Contextual keywords:

as
from

Edge Cases¶

fnx, if_else, returnValue are identifiers, not keywords.
Case-sensitive matching: Fn and IF are identifiers.

8) Operators and Punctuation¶

Current operator/punctuation set for lexical highlighting:

Assignment/comparison/arithmetic: =, <, >, +, -, *, /
Structural punctuation: ., @, :, ,, ;

Brackets:

()
[]
{}

Notes:

Multi-character operators are not finalized.
Annotation lines use @[ followed by comma-separated modifier names and a closing ].
Grouped named imports use parentheses, require from, and allow trailing commas.
TODO(ARX-LEX-OPS-001): decide on ==, !=, <=, >=, ->.
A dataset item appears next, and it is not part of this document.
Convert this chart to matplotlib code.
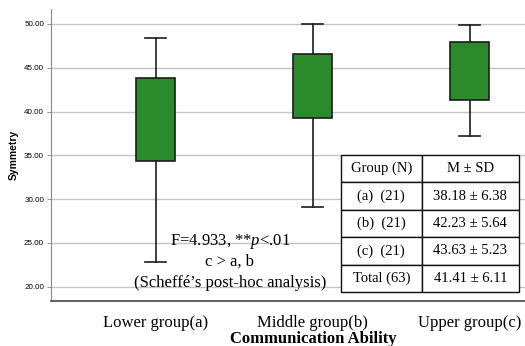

9) Canonical Lexical Examples¶

Keywords vs identifiers¶

fn fnx(x):
  var if_else = x in
    return if_else

Numeric forms¶

fn demo() -> none:
  var a = 42 in
    var b = 3.14 in
      var c = .5 in
        var d = 5. in
          a + b + c + d

Comments¶

extern putchard(x)  # imported symbol

Annotation lines¶

@[public, static]
class Math:
  @[public, constant]
  version: int32 = 1

Imports¶

import std.math
import std.math as math

import sin from std.math
import sin as sine from std.math

import (sin, cos, tan as tangent) from std.math

import (
  sin,
  cos,
  tan as tangent,
) from std.math

10) Lightweight Consistency Checks (Repo-Agnostic)¶

Canonical check:
Parse src/arx/lexer/syntax.json.
Verify required keys exist (keywords, comment, strings, numbers, identifiers, whitespace, brackets).
Derived artifacts check:
If/when an editor grammar exists, assert it was generated from or validated against the JSON manifest.
Fail CI if keyword arrays differ.
Drift check:
Add a simple script that loads JSON and scans corpus snippets (if present) to ensure each declared keyword/operator appears in at least one sample.
Change discipline:
Require PRs touching syntax tooling to update syntax.json first, then derived files.